5.1 Implications: Symmetry Perception and Object Representation
Clearly, at the very early stage of object representation, some form of part decomposition and the assignment of edges to a figure should occur. At this stage, some form of coarse descriptions of object parts occurs (e.g., Hoffman & Ridchards, 1984), and this coarse representation of object parts probably suffices for initial symmetry detection relevant to two-dimensional images. After this stage, symmetry perception for three-dimensional stimuli arises gradually as figure-ground segregation is achieved (see also Sekuler & Palmer, 1992; van Lier, Leeuwenberg, & Helm, 1997). We suggest that symmetry detection is likely to go through multiple-stages (Wagemans, 1997). Given the current finding that symmetry perception for three-dimensional stimuli depends on stimulus complexity and presentation durations, the later stages of symmetry perception may employ a constellation of features as cues determining the axis of symmetry, which can be identified, for example, by processing local energy functions (the intensity of pixels) and then local maxima of a convoluted image. This process proceeds iteratively as more fine-tuned features are recovered from the original images (e.g., Scognamillo, Rhodes, Morrone, & Burr, 2003).

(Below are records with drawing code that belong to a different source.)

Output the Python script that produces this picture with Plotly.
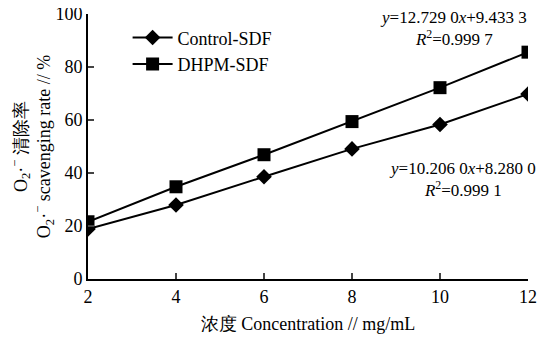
import plotly.graph_objects as go

conc = [2, 4, 6, 8, 10, 12]
control_sdf = [18.9, 27.9, 38.6, 49.1, 58.3, 69.8]
dhpm_sdf = [21.6, 34.8, 46.9, 59.4, 72.2, 85.6]
x_ticks = [2, 4, 6, 8, 10, 12]
y_ticks = [0, 20, 40, 60, 80, 100]

FONT = "Liberation Serif, Times New Roman, serif"
F = dict(family=FONT, size=18, color="black")

fig = go.Figure()
fig.add_trace(go.Scatter(x=conc, y=control_sdf, mode="lines+markers", name="Control-SDF",
                         line=dict(color="black", width=2),
                         marker=dict(symbol="diamond", size=12, color="black")))
fig.add_trace(go.Scatter(x=conc, y=dhpm_sdf, mode="lines+markers", name="DHPM-SDF",
                         line=dict(color="black", width=2),
                         marker=dict(symbol="square", size=13, color="black")))

fig.add_annotation(x=0.83, y=1.03, xref="paper", yref="paper", showarrow=False, xanchor="center", yanchor="top",
                   text="<i>y</i>=12.729 0<i>x</i>+9.433 3<br><i>R</i><sup>2</sup>=0.999 7",
                   font=dict(family=FONT, size=17, color="black"), align="center")
fig.add_annotation(x=0.85, y=0.46, xref="paper", yref="paper", showarrow=False, xanchor="center", yanchor="top",
                   text="<i>y</i>=10.206 0<i>x</i>+8.280 0<br><i>R</i><sup>2</sup>=0.999 1",
                   font=dict(family=FONT, size=17, color="black"), align="center")

fig.update_layout(
    width=547, height=329,
    margin=dict(l=80, r=27, t=6, b=58),
    paper_bgcolor="white", plot_bgcolor="white",
    font=F,
    showlegend=True,
    legend=dict(x=0.09, y=0.98, xanchor="left", yanchor="top", bgcolor="rgba(0,0,0,0)",
                font=F, itemwidth=40, tracegroupgap=4),
    xaxis=dict(range=[2, 12], tickvals=x_ticks, ticks="inside", ticklen=6, tickwidth=2,
               tickfont=F, automargin=False, ticklabeloverflow="allow",
               showline=True, linecolor="black", linewidth=2, showgrid=False, zeroline=False,
               title=dict(text="浓度 Concentration // mg/mL", standoff=12, font=F)),
    yaxis=dict(range=[0, 100], tickvals=y_ticks, ticks="inside", ticklen=6, tickwidth=2,
               tickfont=F, automargin=False, ticklabeloverflow="allow",
               showline=True, linecolor="black", linewidth=2, showgrid=False, zeroline=False,
               title=dict(text="O<sub>2</sub>·<sup>−</sup> 清除率<br>O<sub>2</sub>·<sup>−</sup> scavenging rate // %",
                          standoff=1, font=F)),
)

fig.write_html("out.html")
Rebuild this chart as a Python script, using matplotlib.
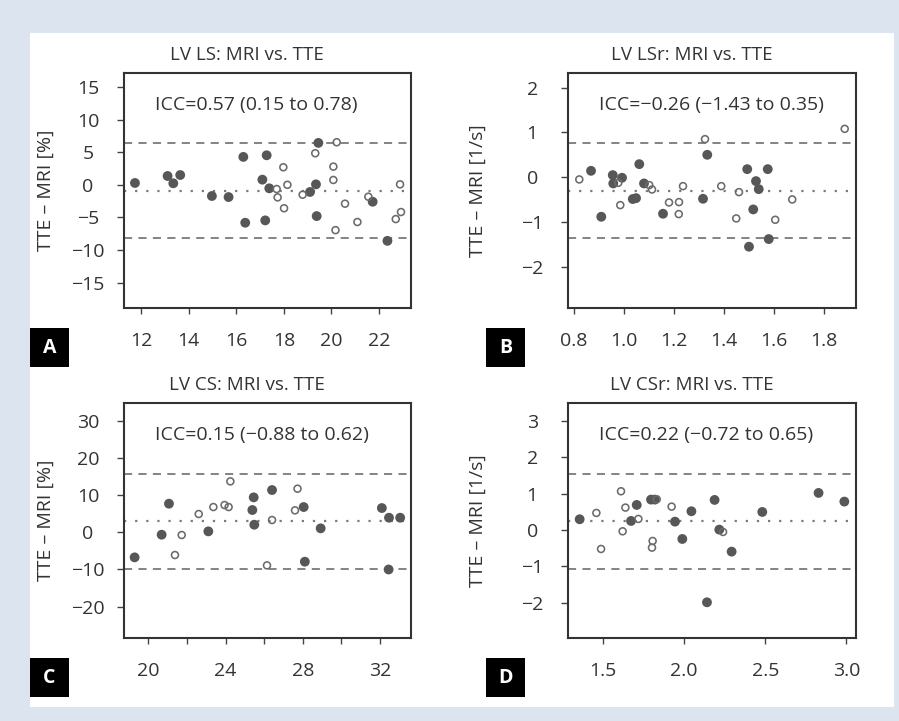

In Biederman and Hummel’s model of object representation and recognition (Biederman, 1987; Hummel & Biederman, 1992; see also Marr, 1981; Marr & Nishihara, 1978), a limited number of geometric primitives and their configurations render the representation of a variety of basiclevel objects. The model suggests that constructing three-dimensional local components from two-dimensional non-accidental image data requires the detection and integration of different image features (Biederman, 1987). In order to combine these properties, some attentional mechanisms may be deployed. We suggest that symmetry perception for three-dimensional objects appear as these local three dimensional features are recovered gradually. Future research should investigate exactly how the recovery of threedimensional features eventually gives rise to the extraction of global axes of symmetry.